PROBLEM REQUIREMENTS »
Please work out how many lines in the material contain "this" and give only that figure.

EXERCISE MATERIAL »
------------------------------------------------

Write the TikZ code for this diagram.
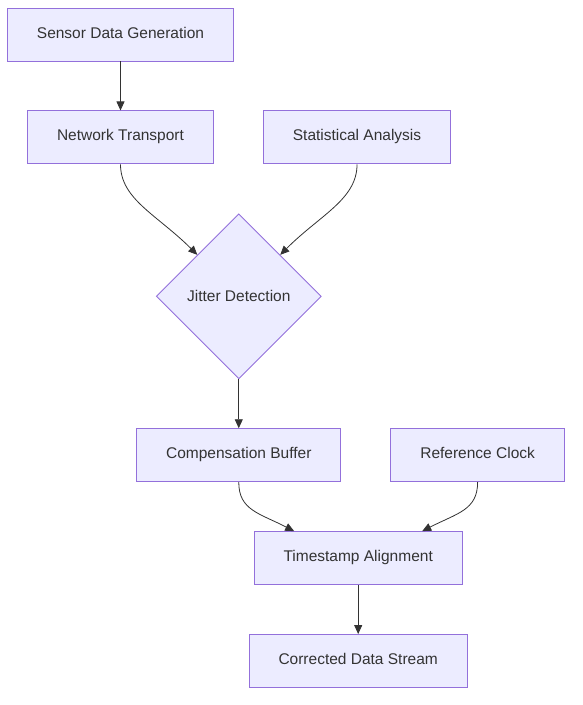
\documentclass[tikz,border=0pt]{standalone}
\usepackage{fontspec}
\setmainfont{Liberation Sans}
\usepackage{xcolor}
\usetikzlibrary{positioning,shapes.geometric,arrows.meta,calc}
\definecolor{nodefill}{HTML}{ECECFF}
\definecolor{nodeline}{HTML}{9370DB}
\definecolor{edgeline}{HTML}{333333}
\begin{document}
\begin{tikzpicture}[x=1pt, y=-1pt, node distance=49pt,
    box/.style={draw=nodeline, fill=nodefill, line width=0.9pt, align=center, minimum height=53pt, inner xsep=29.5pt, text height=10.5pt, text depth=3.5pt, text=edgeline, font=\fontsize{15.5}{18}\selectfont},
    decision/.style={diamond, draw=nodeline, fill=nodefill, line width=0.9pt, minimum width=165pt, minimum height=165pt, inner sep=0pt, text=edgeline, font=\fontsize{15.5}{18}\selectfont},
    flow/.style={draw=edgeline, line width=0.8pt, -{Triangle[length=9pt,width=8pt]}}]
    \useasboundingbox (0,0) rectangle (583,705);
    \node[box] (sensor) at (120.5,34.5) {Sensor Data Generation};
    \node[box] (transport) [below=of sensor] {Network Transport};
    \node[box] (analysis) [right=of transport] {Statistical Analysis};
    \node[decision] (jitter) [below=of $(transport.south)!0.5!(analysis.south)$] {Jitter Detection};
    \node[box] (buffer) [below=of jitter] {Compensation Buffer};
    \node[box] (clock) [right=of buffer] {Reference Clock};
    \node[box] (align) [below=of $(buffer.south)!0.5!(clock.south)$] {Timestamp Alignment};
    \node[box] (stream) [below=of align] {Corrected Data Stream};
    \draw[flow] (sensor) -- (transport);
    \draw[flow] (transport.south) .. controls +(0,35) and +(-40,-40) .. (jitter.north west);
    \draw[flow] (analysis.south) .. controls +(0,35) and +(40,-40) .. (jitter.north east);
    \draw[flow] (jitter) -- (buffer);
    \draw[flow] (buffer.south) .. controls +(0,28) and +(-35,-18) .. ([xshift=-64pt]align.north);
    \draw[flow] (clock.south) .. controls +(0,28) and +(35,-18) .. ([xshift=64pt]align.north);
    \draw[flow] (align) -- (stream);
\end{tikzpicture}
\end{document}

------------------------------------------------

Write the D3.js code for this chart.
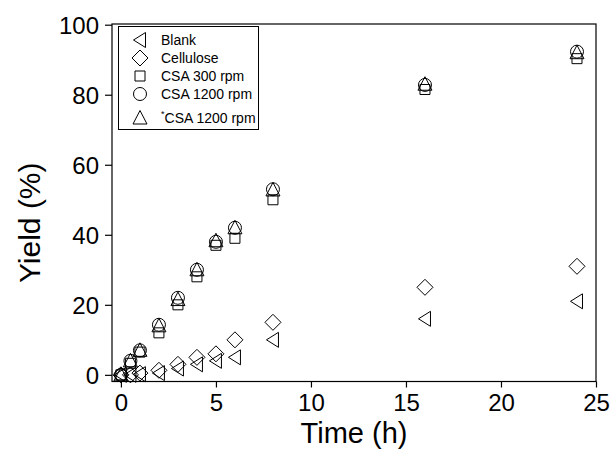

------------------------------------------------

THE RESULT »
2